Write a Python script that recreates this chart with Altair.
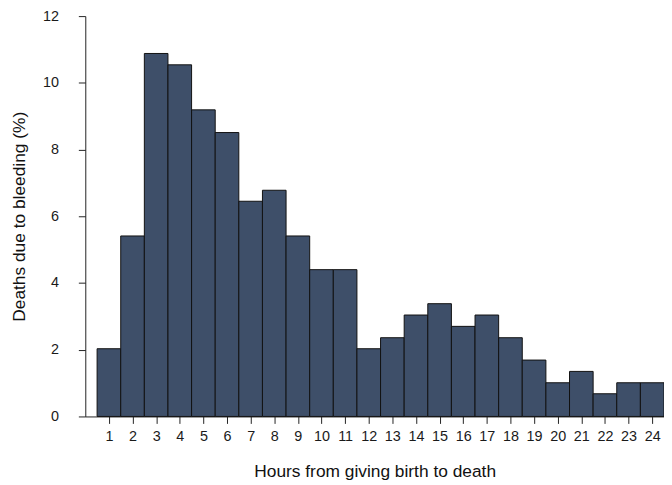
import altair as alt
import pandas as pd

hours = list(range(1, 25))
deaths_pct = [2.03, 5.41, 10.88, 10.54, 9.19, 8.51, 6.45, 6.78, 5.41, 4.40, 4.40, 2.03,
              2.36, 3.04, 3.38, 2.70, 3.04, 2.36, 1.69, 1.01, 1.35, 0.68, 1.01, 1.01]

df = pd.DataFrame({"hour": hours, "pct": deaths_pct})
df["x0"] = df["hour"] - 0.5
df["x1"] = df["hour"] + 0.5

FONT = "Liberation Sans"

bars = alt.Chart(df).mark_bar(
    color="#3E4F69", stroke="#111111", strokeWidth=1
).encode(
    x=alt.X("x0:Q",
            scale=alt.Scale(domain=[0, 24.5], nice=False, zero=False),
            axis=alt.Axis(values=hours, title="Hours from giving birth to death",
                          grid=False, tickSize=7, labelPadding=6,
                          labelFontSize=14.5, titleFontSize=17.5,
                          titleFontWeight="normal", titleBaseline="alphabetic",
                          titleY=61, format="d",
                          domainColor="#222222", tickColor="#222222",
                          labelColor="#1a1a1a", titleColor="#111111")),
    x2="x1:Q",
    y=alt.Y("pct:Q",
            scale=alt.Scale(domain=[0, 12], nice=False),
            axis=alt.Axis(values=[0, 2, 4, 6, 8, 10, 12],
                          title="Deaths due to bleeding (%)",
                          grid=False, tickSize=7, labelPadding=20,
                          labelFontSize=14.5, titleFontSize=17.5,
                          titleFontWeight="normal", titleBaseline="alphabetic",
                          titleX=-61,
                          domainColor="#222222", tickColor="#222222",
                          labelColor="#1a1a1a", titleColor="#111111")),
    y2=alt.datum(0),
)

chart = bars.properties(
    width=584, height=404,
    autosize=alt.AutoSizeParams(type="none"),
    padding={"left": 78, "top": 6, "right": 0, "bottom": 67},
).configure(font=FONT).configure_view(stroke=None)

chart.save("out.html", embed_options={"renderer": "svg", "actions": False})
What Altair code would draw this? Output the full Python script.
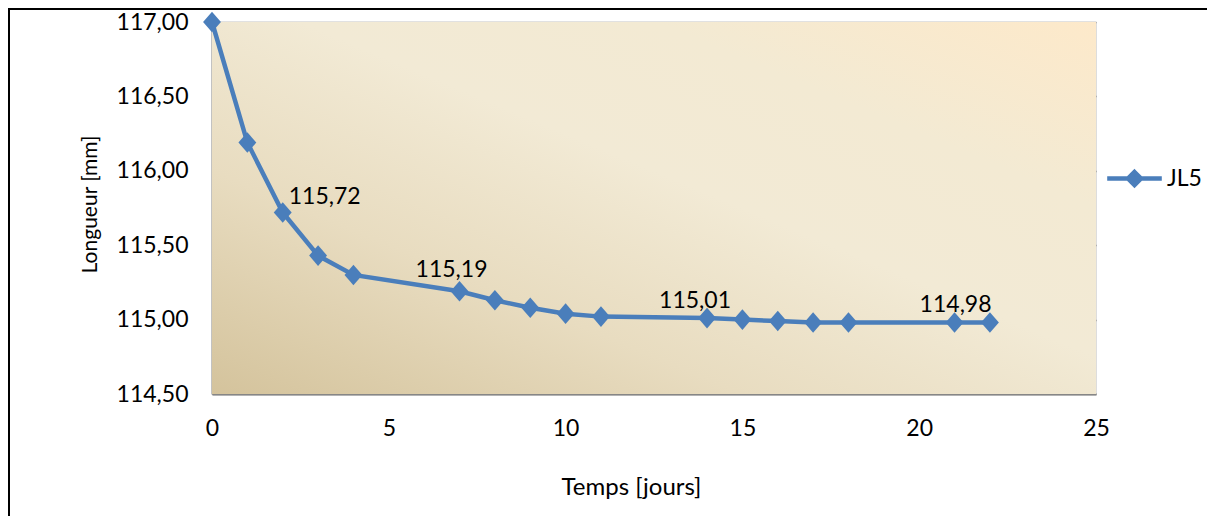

#### [STATED EXERCISE]
Lines in the records that hold the word "this" are to be counted; give only the total.

#### [COMPLETED EXERCISE]
2